Biology Magazine

The Spawn of SPAUN

Posted on the 16 January 2013 by Ccc1685 @ccc1685

The spawn of SPAUN

SPAUN (Semantic Pointer Architecture Unified Network) is a model of a functioning brain out of Chris Eliasmith’s group at the University of Waterloo. I first met Chris almost 15 years ago when I visited Charlie Anderson at Washington University, where Chris was a graduate student. He was actually in the philosophy department (and still is) with a decidedly mathematical inclination. SPAUN is described in Chris’s paper in Science (obtain here) and in a forthcoming book. SPAUN can perform 8 fairly diverse and challenging cognitive tasks using 2.5 million neurons with an architecture inspired by the brain. It takes input through visual images and responds by “drawing” with a simulated arm. It decodes images, extracts features and compresses them, stores them in memory, computes with them, and then translates the output into a motor action.  It can count, copy, memorize, and do a Raven’s Progressive Matrices task. While it can’t learn novel tasks, it is pretty impressive.

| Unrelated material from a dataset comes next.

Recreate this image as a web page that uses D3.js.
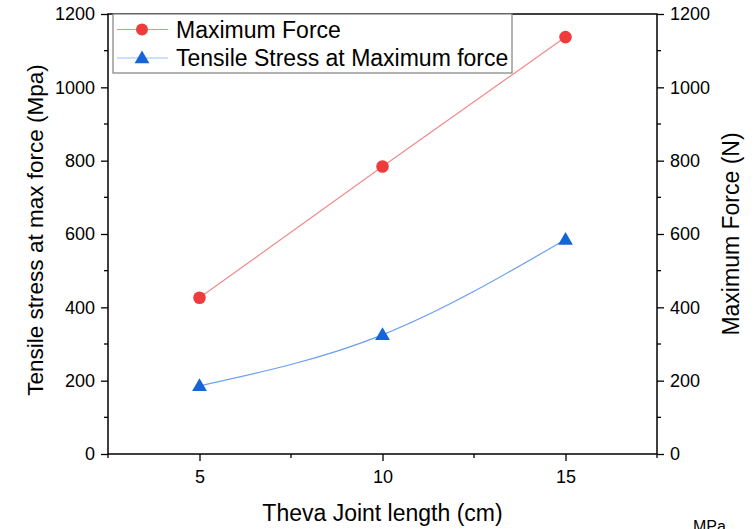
<!DOCTYPE html>
<html>
<head>
<meta charset="utf-8">
<script src="https://cdn.jsdelivr.net/npm/d3@7"></script>
<style>
  body { margin: 0; background: #fff; }
  text { font-family: "Liberation Sans", Arial, sans-serif; fill: #000; }
</style>
</head>
<body>
<div id="chart"></div>
<script>
// data
var lengths = [5, 10, 15];
var maxForce = [426, 784, 1137];      // N, right axis
var tensileStress = [186, 325, 585];  // MPa, left axis
var xTicks = [5, 10, 15];
var yTicks = [0, 200, 400, 600, 800, 1000, 1200];

var width = 756, height = 529;
var margin = {left: 108, right: 99, top: 14, bottom: 74};

var svg = d3.select("#chart")
  .append("svg")
    .attr("width", width)
    .attr("height", height);

var x = d3.scaleLinear().domain([2.5, 17.5]).range([margin.left, width - margin.right]);
var yL = d3.scaleLinear().domain([0, 1200]).range([height - margin.bottom - 1, margin.top]);
var yR = d3.scaleLinear().domain([0, 1200]).range([height - margin.bottom - 1, margin.top]);

var x0 = margin.left, x1 = width - margin.right;
var y0 = yL(0), y1 = yL(1200);

// minor ticks first
var minorX = [2.5, 7.5, 12.5, 17.5];
var minorY = [100, 300, 500, 700, 900, 1100];

svg.selectAll(".mx").data(minorX).enter().append("line")
  .attr("x1", d => x(d)).attr("x2", d => x(d))
  .attr("y1", y0).attr("y2", y0 + 4)
  .attr("stroke", "#000").attr("stroke-width", 1.3);
svg.selectAll(".myl").data(minorY).enter().append("line")
  .attr("x1", x0 - 4).attr("x2", x0)
  .attr("y1", d => yL(d)).attr("y2", d => yL(d))
  .attr("stroke", "#000").attr("stroke-width", 1.3);
svg.selectAll(".myr").data(minorY).enter().append("line")
  .attr("x1", x1).attr("x2", x1 + 4)
  .attr("y1", d => yR(d)).attr("y2", d => yR(d))
  .attr("stroke", "#000").attr("stroke-width", 1.3);

// axes
var fmt = d3.format("d");
var xAxis = svg.append("g").attr("transform", "translate(0," + y0 + ")")
  .call(d3.axisBottom(x).tickValues(xTicks).tickFormat(fmt).tickSize(7).tickPadding(9));
var lAxis = svg.append("g").attr("transform", "translate(" + x0 + ",0)")
  .call(d3.axisLeft(yL).tickValues(yTicks).tickFormat(fmt).tickSize(7).tickPadding(6));
var rAxis = svg.append("g").attr("transform", "translate(" + x1 + ",0)")
  .call(d3.axisRight(yR).tickValues(yTicks).tickFormat(fmt).tickSize(7).tickPadding(6));

[xAxis, lAxis, rAxis].forEach(function(g) {
  g.select(".domain").remove();
  g.selectAll("line").attr("stroke", "#000").attr("stroke-width", 1.3);
  g.selectAll("text").style("font-size", "18px").attr("fill", "#000");
});

// frame
svg.append("rect")
  .attr("x", x0).attr("y", y1)
  .attr("width", x1 - x0).attr("height", y0 - y1)
  .attr("fill", "none").attr("stroke", "#000").attr("stroke-width", 1.5);

// lines
var redLine = d3.line().x((d, i) => x(lengths[i])).y(d => yR(d));
var blueLine = d3.line().x((d, i) => x(lengths[i])).y(d => yL(d)).curve(d3.curveNatural);

svg.append("path").datum(maxForce)
  .attr("d", redLine)
  .attr("fill", "none").attr("stroke", "#f28a8a").attr("stroke-width", 1.2);
svg.append("path").datum(tensileStress)
  .attr("d", blueLine)
  .attr("fill", "none").attr("stroke", "#6a9ff0").attr("stroke-width", 1.2);

var tri = d3.symbol().type(d3.symbolTriangle).size(95);

svg.selectAll(".dot").data(maxForce).enter().append("circle")
  .attr("cx", (d, i) => x(lengths[i])).attr("cy", d => yR(d))
  .attr("r", 6.3).attr("fill", "#ef3b3b");
svg.selectAll(".tri").data(tensileStress).enter().append("path")
  .attr("d", tri)
  .attr("transform", (d, i) => "translate(" + x(lengths[i]) + "," + (yL(d) + 1) + ")")
  .attr("fill", "#1565d8");

// legend
var leg = svg.append("g");
leg.append("rect")
  .attr("x", 113).attr("y", 14).attr("width", 399).attr("height", 59)
  .attr("fill", "#fff").attr("stroke", "#808080").attr("stroke-width", 1.2);
var legItems = [
  {label: "Maximum Force", color: "#f28a8a", mark: "#ef3b3b", shape: "circle"},
  {label: "Tensile Stress at Maximum force", color: "#9cc0f5", mark: "#1565d8", shape: "tri"}
];
legItems.forEach(function(it, i) {
  var cy = 29.5 + i * 28.5;
  leg.append("line").attr("x1", 117).attr("x2", 168).attr("y1", cy).attr("y2", cy)
    .attr("stroke", it.color).attr("stroke-width", 1.2);
  if (it.shape === "circle") {
    leg.append("circle").attr("cx", 142).attr("cy", cy).attr("r", 6).attr("fill", it.mark);
  } else {
    leg.append("path").attr("d", tri).attr("transform", "translate(142," + (cy + 1) + ")").attr("fill", it.mark);
  }
  leg.append("text").attr("x", 176).attr("y", cy + 8)
    .style("font-size", "23px").text(it.label);
});

// axis titles
svg.append("text")
  .attr("x", (x0 + x1) / 2).attr("y", 521)
  .attr("text-anchor", "middle").style("font-size", "23px")
  .text("Theva Joint length (cm)");
svg.append("text")
  .attr("transform", "translate(43,230) rotate(-90)")
  .attr("text-anchor", "middle").style("font-size", "22.5px")
  .text("Tensile stress at max force (Mpa)");
svg.append("text")
  .attr("transform", "translate(739,234) rotate(-90)")
  .attr("text-anchor", "middle").style("font-size", "23px")
  .text("Maximum Force (N)");

svg.append("text")
  .attr("x", 693).attr("y", 532)
  .style("font-size", "16px")
  .text("MPa");
</script>
</body>
</html>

However, what is most impressive to me about SPAUN is not how well it works but that it mostly implements known concepts from neuroscience and machine learning. The main newness was putting it all together. This harkens back to what I called the Hopfield Hypothesis, which is that we already know all the elementary pieces for neural functioning. What we don’t know is how they fit and work together. I think one of the problems in computational neuroscience is that we’re too timid. I first realized this many years ago when I saw a talk by roboticist Rodney Brooks. He showed us robots with very impressive capabilities (this was when he was still at MIT)  that were just implementing well-known machine learning rules like back-propagation. I recall thinking that robotics was way ahead of us and that reverse engineering may be harder than engineering. I also think that we will likely construct a fully functioning brain before we understand it. It could be that if you connect enough neurons together that incorporate a set of  necessary mechanisms and then expose it to the world, it would start to develop and learn cognitive capabilities. However, it would be as difficult to reverse engineer exactly what this constructed brain was doing as it is to reverse engineer a real brain. It may also be computationally undecidable or intractable to a priori determine the essential set of necessary mechanisms or the number of neurons you need. You  might just have to cobble something together and try it out. A saving grace may be that these elements may not be unique. There could be a large family of mechanisms that you could draw from to create a thinking brain.